Конечно, неоднозначно осмысляемое понятие «мобилизационная экономика» неприемлемо и не только к России, а просто потому, что нет такого типа экономического уклада, который можно бы было втиснуть в название «мобилизационный» и который обладал бы неповторимыми специфическими чертами, не свойственными другим экономическим укладам. Все экономические уклады имеют те или иные средства воздействия на производство и распределение продукции, употребление которых в принципе позволяет мобилизовать наличные ресурсы на преодоление кризиса, если он разразился в силу каких-то причин, не всегда чисто экономических. Иными словами, общество с любым типом экономики может столкнуться с обстоятельствами, когда оно будет вынуждено перевести свою экономику в некий «мобилизационный режим функционирования», специфика которого во многом будет определятся самими обстоятельствами. Даже если по выходе из этого мобилизационного режима экономика изменит свой тип, то от этого она не станет «мобилизационной».
Но до того, как Л.И.Абалкин связал мобилизацию экономики с кризисными обстоятельствами, состоялся весьма показательный диалог:
«А.Илларионов : Я бы начал не с примеров «мобилизационных экономик» и не с описания различных инструментов «управления экономикой», а с самого определения, которое Сергей Юрьевич дал мобилизационной экономике. Насколько я понимаю, Сергей Юрьевич утверждает, что мобилизационная экономика - это система регулирования, обеспечивающая максимальное использование имеющихся ресурсов. Если я ошибся, поправьте меня.
С.Глазьев: Речь идет о максимальном использовании производственных ресурсов.
А.Илларионов: Хорошо, система регулирования, обеспечивающая максимальное использование производственных ресурсов. Если это считать определением, мобилизационная экономика находится вне пределов исследования науки «экономика». Сама наука «экономика» является наукой об эффективном размещение ресурсов. Не о максимальном или минимальном, а об эффективном. Поэтому с точки зрения экономической теории максимальное использование производственных ресурсов находится за пределами науки «экономика». С точки зрения практики, сам посыл, заключающийся в том, что максимальное использование производственных ресурсов обеспечит максимальные темпы экономического роста абсолютно неверен.
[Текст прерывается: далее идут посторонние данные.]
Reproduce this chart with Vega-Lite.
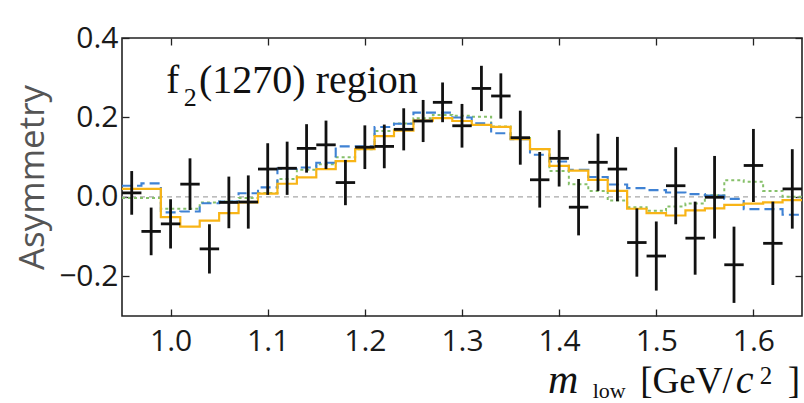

Экономическая наука на многочисленных исторических примерах показала отсутствие связи между максимальным использованием ресурсов и экономическим ростом».
Это - образец косноязычия и непонимания как смысла слов родного русского языка, так и причинно-следственных связей во многоотраслевой производственно-потребительской системе общества (кратко именуемой «экономика») и связей её с объемлющими социальными и биосферными процессами.
Во-первых, в русском языке грамматически допустимы обороты речи и «максимальное использование», и «максимальное употребление» («максимальные затраты», «максимальные расходы ресурсов»), но каждый из них несет свой смысл, отличный от другого. «Максимальное использование», содержащее корень «польз»-а, является русскоязычным эквивалентом для латиноязычной «эффективности». То есть «максимальное употребление» вовсе не обязательно является «максимальным использованием», но может оказаться и максимальным расточительством без пользы. То, что большинство привыкло говорить, не задумываясь об изначальной смысловой нагрузке употребляемых ими слов, и это стало господствующей нормой словоупотребления в современном обществе, ничуть это большинство не извиняет, но является лишь выражением того, что люди научились говорить, не научившись соображать речь и думать, прежде чем что-то сказать.
[3]
Миф о миролюбии передовых стран Запада исторически не подтверждается: если у них возникала иллюзия победы, то всегда нападали, имея целью подчинить себе как объект эксплуатации и силой навязать западный образ существования. План “Дроп-шот” развязывания ядерной войны против СССР в 1947 г. не был осуществлен только потому, что по расчетам натовских аналитиков, даже после нанесения 70 ядерных ударов по столицам СССР и его промышленным центрам через две недели ожидалось появление советских танков на берегах Ла-Манша.